And I saw a great white throne and him who was seated on it… and books were opened.
The Dragon Bound
Revelation 20 opens with an angel binding 'the dragon, that ancient serpent, who is the devil and Satan' (the same identification as 12:9) and sealing him for 'a thousand years,' so that he can no longer deceive the nations. The chapter then describes saints reigning with Christ for that millennium, a 'first resurrection,' the loosing of Satan for a final rebellion, his defeat, and then the great white throne judgment. It is one of the most disputed chapters in the Bible — and reading it well means naming the disputes honestly rather than pretending one's own view is the plain sense.
The Millennial Views
The 'thousand years' has produced the great eschatological divide, and Theologos lays out the historic views in their own voices. PREMILLENNIALISM reads the order plainly: Christ returns, THEN a literal earthly thousand-year reign. AMILLENNIALISM reads the thousand years symbolically as the present church age, Christ reigning now from heaven, with the 'first resurrection' understood spiritually (regeneration or the souls of the departed with Christ). POSTMILLENNIALISM expects the gospel to bring in a golden age BEFORE Christ returns. Each marshals real texts and faces real difficulties; all are held by orthodox Christians, and none is a test of the faith. The argument maps and the glossary set these out without declaring a winner.
The Books Opened
Whatever one makes of the millennium, the chapter's destination is unmistakable and shared: 'I saw the dead, great and small, standing before the throne, and books were opened.' Two kinds of books appear — the books recording what each person has done, and 'another book, which is the book of life.' Judgment is according to works ('judged by what they had done'), and yet the decisive question is whether one's name is found in the book of life. The Bible holds both together without embarrassment: deeds are weighed, and grace is the ground of acquittal.
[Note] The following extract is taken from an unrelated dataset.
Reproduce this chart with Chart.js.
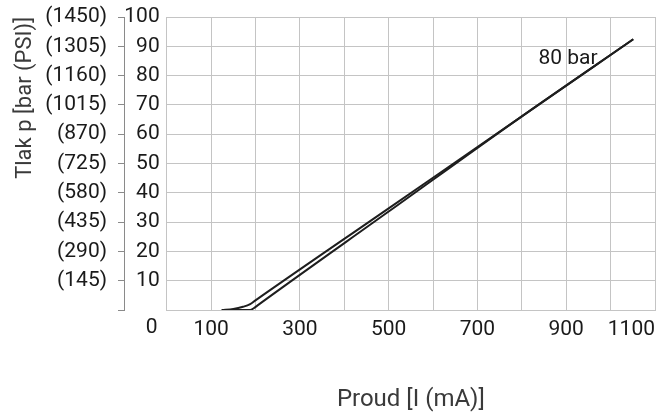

Death and Hades Thrown Down
The final enemy is unmade: 'Death and Hades were thrown into the lake of fire. This is the second death' (20:14). The ancient serpent who deceived in Eden, accused in Job, tempted in the wilderness, and warred in Revelation 12 meets his end here — not in an even battle but in a sentence. And death itself, the last enemy (1 Corinthians 15:26), is finally executed. Theologos reads this chapter as the whole point of every spiritual-warfare study: the dragon is real, the judgment is real, and the outcome is not in doubt. The believer faces it not with dread but with a name written, by grace, in the Lamb's book of life.
Go deeper: Amillennialism & premillennialism — the millennial views (Glossary) · The Ancient Serpent — the dragon's end (Demons Library) · The Lamb — whose book of life decides all (Symbol Index)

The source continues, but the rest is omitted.